(Collected material):
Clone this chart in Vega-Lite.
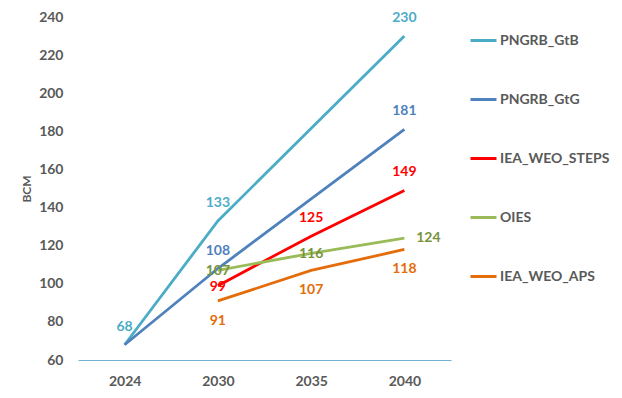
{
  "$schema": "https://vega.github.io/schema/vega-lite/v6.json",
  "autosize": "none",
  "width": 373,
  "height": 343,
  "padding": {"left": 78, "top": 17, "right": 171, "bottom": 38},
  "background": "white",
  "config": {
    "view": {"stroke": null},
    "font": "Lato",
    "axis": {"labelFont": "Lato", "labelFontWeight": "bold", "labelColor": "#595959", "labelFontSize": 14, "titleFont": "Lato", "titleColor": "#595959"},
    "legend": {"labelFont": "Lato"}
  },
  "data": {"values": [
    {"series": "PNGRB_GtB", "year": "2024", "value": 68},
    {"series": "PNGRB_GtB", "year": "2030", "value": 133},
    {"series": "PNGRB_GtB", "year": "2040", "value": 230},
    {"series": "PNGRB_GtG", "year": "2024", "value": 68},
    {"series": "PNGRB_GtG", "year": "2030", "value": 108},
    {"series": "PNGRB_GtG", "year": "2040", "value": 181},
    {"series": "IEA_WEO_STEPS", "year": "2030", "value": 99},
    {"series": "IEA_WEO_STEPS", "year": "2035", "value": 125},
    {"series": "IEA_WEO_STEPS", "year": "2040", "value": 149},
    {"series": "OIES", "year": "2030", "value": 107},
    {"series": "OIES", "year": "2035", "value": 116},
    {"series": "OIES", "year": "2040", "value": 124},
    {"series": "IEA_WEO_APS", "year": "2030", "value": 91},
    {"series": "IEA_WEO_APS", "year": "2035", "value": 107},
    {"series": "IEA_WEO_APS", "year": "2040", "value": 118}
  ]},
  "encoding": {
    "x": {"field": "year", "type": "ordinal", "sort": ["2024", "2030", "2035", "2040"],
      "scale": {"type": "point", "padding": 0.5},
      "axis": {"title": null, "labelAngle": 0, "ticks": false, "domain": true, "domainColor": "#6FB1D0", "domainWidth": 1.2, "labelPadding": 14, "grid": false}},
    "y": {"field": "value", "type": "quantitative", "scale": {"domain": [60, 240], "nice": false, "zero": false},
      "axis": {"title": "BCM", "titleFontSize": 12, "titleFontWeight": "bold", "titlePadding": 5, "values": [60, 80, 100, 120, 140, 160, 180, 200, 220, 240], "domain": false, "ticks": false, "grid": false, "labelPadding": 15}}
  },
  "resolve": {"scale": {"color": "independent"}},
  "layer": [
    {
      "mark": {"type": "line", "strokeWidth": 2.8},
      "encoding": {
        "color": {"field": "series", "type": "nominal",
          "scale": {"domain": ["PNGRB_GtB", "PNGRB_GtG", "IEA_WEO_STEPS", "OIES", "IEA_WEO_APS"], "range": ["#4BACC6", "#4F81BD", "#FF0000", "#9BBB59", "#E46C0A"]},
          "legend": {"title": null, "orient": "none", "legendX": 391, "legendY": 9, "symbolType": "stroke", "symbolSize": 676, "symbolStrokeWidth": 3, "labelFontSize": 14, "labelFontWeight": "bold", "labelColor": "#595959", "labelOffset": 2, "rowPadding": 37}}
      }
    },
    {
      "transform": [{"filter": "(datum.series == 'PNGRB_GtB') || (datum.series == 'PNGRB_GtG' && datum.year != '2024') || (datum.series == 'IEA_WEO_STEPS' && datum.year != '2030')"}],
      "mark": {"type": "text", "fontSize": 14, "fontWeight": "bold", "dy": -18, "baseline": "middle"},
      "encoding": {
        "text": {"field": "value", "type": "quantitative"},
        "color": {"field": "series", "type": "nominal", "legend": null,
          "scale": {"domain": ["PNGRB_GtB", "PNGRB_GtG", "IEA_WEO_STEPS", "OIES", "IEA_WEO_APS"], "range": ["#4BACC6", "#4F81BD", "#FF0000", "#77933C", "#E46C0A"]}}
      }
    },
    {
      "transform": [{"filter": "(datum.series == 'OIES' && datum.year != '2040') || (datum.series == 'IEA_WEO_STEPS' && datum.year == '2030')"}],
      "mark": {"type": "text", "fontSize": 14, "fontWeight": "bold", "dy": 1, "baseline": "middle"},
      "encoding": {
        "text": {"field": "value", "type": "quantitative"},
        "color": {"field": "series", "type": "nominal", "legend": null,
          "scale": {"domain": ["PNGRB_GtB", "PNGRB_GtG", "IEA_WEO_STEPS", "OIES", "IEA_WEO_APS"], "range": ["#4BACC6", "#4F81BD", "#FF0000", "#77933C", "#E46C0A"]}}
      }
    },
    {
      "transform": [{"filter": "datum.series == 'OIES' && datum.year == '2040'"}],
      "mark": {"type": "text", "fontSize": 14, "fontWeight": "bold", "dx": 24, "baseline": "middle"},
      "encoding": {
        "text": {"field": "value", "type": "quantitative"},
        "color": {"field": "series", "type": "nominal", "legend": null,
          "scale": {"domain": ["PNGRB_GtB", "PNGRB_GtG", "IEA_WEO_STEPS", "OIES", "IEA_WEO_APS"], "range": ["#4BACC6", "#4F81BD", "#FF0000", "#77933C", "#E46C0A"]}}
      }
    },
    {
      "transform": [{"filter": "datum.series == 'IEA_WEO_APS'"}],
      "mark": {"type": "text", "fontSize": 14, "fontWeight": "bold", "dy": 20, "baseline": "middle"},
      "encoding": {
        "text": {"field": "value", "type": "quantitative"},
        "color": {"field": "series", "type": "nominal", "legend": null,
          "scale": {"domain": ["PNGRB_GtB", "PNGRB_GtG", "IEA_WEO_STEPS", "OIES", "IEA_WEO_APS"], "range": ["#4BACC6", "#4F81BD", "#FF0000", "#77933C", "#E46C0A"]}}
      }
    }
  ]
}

(Exercise objective): Set the data above down again exactly as given, with no pictures.

(Written solution):
Clone this chart in Vega-Lite.
{
  "$schema": "https://vega.github.io/schema/vega-lite/v6.json",
  "autosize": "none",
  "width": 373,
  "height": 343,
  "padding": {"left": 78, "top": 17, "right": 171, "bottom": 38},
  "background": "white",
  "config": {
    "view": {"stroke": null},
    "font": "Lato",
    "axis": {"labelFont": "Lato", "labelFontWeight": "bold", "labelColor": "#595959", "labelFontSize": 14, "titleFont": "Lato", "titleColor": "#595959"},
    "legend": {"labelFont": "Lato"}
  },
  "data": {"values": [
    {"series": "PNGRB_GtB", "year": "2024", "value": 68},
    {"series": "PNGRB_GtB", "year": "2030", "value": 133},
    {"series": "PNGRB_GtB", "year": "2040", "value": 230},
    {"series": "PNGRB_GtG", "year": "2024", "value": 68},
    {"series": "PNGRB_GtG", "year": "2030", "value": 108},
    {"series": "PNGRB_GtG", "year": "2040", "value": 181},
    {"series": "IEA_WEO_STEPS", "year": "2030", "value": 99},
    {"series": "IEA_WEO_STEPS", "year": "2035", "value": 125},
    {"series": "IEA_WEO_STEPS", "year": "2040", "value": 149},
    {"series": "OIES", "year": "2030", "value": 107},
    {"series": "OIES", "year": "2035", "value": 116},
    {"series": "OIES", "year": "2040", "value": 124},
    {"series": "IEA_WEO_APS", "year": "2030", "value": 91},
    {"series": "IEA_WEO_APS", "year": "2035", "value": 107},
    {"series": "IEA_WEO_APS", "year": "2040", "value": 118}
  ]},
  "encoding": {
    "x": {"field": "year", "type": "ordinal", "sort": ["2024", "2030", "2035", "2040"],
      "scale": {"type": "point", "padding": 0.5},
      "axis": {"title": null, "labelAngle": 0, "ticks": false, "domain": true, "domainColor": "#6FB1D0", "domainWidth": 1.2, "labelPadding": 14, "grid": false}},
    "y": {"field": "value", "type": "quantitative", "scale": {"domain": [60, 240], "nice": false, "zero": false},
      "axis": {"title": "BCM", "titleFontSize": 12, "titleFontWeight": "bold", "titlePadding": 5, "values": [60, 80, 100, 120, 140, 160, 180, 200, 220, 240], "domain": false, "ticks": false, "grid": false, "labelPadding": 15}}
  },
  "resolve": {"scale": {"color": "independent"}},
  "layer": [
    {
      "mark": {"type": "line", "strokeWidth": 2.8},
      "encoding": {
        "color": {"field": "series", "type": "nominal",
          "scale": {"domain": ["PNGRB_GtB", "PNGRB_GtG", "IEA_WEO_STEPS", "OIES", "IEA_WEO_APS"], "range": ["#4BACC6", "#4F81BD", "#FF0000", "#9BBB59", "#E46C0A"]},
          "legend": {"title": null, "orient": "none", "legendX": 391, "legendY": 9, "symbolType": "stroke", "symbolSize": 676, "symbolStrokeWidth": 3, "labelFontSize": 14, "labelFontWeight": "bold", "labelColor": "#595959", "labelOffset": 2, "rowPadding": 37}}
      }
    },
    {
      "transform": [{"filter": "(datum.series == 'PNGRB_GtB') || (datum.series == 'PNGRB_GtG' && datum.year != '2024') || (datum.series == 'IEA_WEO_STEPS' && datum.year != '2030')"}],
      "mark": {"type": "text", "fontSize": 14, "fontWeight": "bold", "dy": -18, "baseline": "middle"},
      "encoding": {
        "text": {"field": "value", "type": "quantitative"},
        "color": {"field": "series", "type": "nominal", "legend": null,
          "scale": {"domain": ["PNGRB_GtB", "PNGRB_GtG", "IEA_WEO_STEPS", "OIES", "IEA_WEO_APS"], "range": ["#4BACC6", "#4F81BD", "#FF0000", "#77933C", "#E46C0A"]}}
      }
    },
    {
      "transform": [{"filter": "(datum.series == 'OIES' && datum.year != '2040') || (datum.series == 'IEA_WEO_STEPS' && datum.year == '2030')"}],
      "mark": {"type": "text", "fontSize": 14, "fontWeight": "bold", "dy": 1, "baseline": "middle"},
      "encoding": {
        "text": {"field": "value", "type": "quantitative"},
        "color": {"field": "series", "type": "nominal", "legend": null,
          "scale": {"domain": ["PNGRB_GtB", "PNGRB_GtG", "IEA_WEO_STEPS", "OIES", "IEA_WEO_APS"], "range": ["#4BACC6", "#4F81BD", "#FF0000", "#77933C", "#E46C0A"]}}
      }
    },
    {
      "transform": [{"filter": "datum.series == 'OIES' && datum.year == '2040'"}],
      "mark": {"type": "text", "fontSize": 14, "fontWeight": "bold", "dx": 24, "baseline": "middle"},
      "encoding": {
        "text": {"field": "value", "type": "quantitative"},
        "color": {"field": "series", "type": "nominal", "legend": null,
          "scale": {"domain": ["PNGRB_GtB", "PNGRB_GtG", "IEA_WEO_STEPS", "OIES", "IEA_WEO_APS"], "range": ["#4BACC6", "#4F81BD", "#FF0000", "#77933C", "#E46C0A"]}}
      }
    },
    {
      "transform": [{"filter": "datum.series == 'IEA_WEO_APS'"}],
      "mark": {"type": "text", "fontSize": 14, "fontWeight": "bold", "dy": 20, "baseline": "middle"},
      "encoding": {
        "text": {"field": "value", "type": "quantitative"},
        "color": {"field": "series", "type": "nominal", "legend": null,
          "scale": {"domain": ["PNGRB_GtB", "PNGRB_GtG", "IEA_WEO_STEPS", "OIES", "IEA_WEO_APS"], "range": ["#4BACC6", "#4F81BD", "#FF0000", "#77933C", "#E46C0A"]}}
      }
    }
  ]
}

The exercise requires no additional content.